Tidy data principles make it easy to scale financial analyses from a single stock to entire indices like the Dow Jones or S&P 500.
Consistent workflows form the foundation for advanced financial analysis.

Exercises

Download daily prices for another stock market symbol of your choice from Yahoo Finance using tf.download_data(). Plot two time series of the symbol’s un-adjusted and adjusted closing prices. Explain any visible differences.
Compute daily net returns for an asset of your choice and visualize the distribution of daily returns in a histogram using 100 bins. Also, use geom_vline() to add a dashed red vertical line that indicates the 5 percent quantile of the daily returns. Compute summary statistics (mean, standard deviation, minimum, and maximum) for the daily returns.
Take your code from the previous exercises and generalize it such that you can perform all the computations for an arbitrary number of symbols (e.g., symbol = ["AAPL", "MMM", "BA"]). Automate the download, the plot of the price time series, and create a table of return summary statistics for this arbitrary number of assets.
To facilitate the computation of the annualization factor, write a function that takes a vector of return dates as input and determines the frequency before returning the appropriate annualization factor.
Are days with high aggregate trading volume often also days with large absolute returns? Find an appropriate visualization to analyze the question using the symbol AAPL.

References

Goldstein, Itay, Ralph S J Koijen, and Holger M. Mueller. 2021. “COVID-19 and its impact on financial markets and the real economy.” Review of Financial Studies 34 (11): 5135–48. https://doi.org/10.1093/rfs/hhab085.

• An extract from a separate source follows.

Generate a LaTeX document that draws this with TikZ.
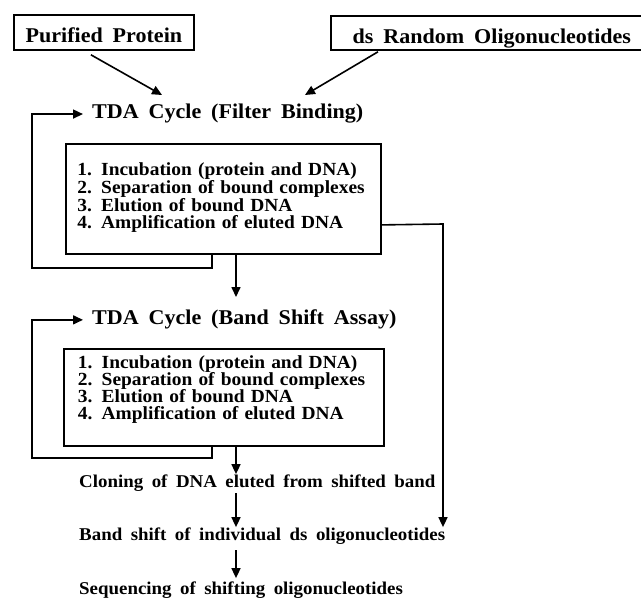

Harris, Charles R., K. Jarrod Millman, Stéfan J. van der Walt, Ralf Gommers, Pauli Virtanen, David Cournapeau, Eric Wieser, et al. 2020. “Array Programming with NumPy.” Nature 585 (7825): 357–62. https://doi.org/10.1038/s41586-020-2649-2.

Kibirige, Hassan. 2023. “Plotnine: An Implementation of the Grammar of Graphics in Python.” https://pypi.org/project/plotnine/.

McKinney, Wes. 2010. “Data Structures for Statistical Computing in Python.” In Proceedings of the 9th Python in Science Conference, edited by Stéfan van der Walt and Jarrod Millman, 56–61. https://doi.org/10.25080/Majora-92bf1922-00a .

Tsay, Ruey S. 2010. Analysis of financial time series. John Wiley & Sons.

Wilkinson, Leland. 2012. The grammar of graphics. Springer.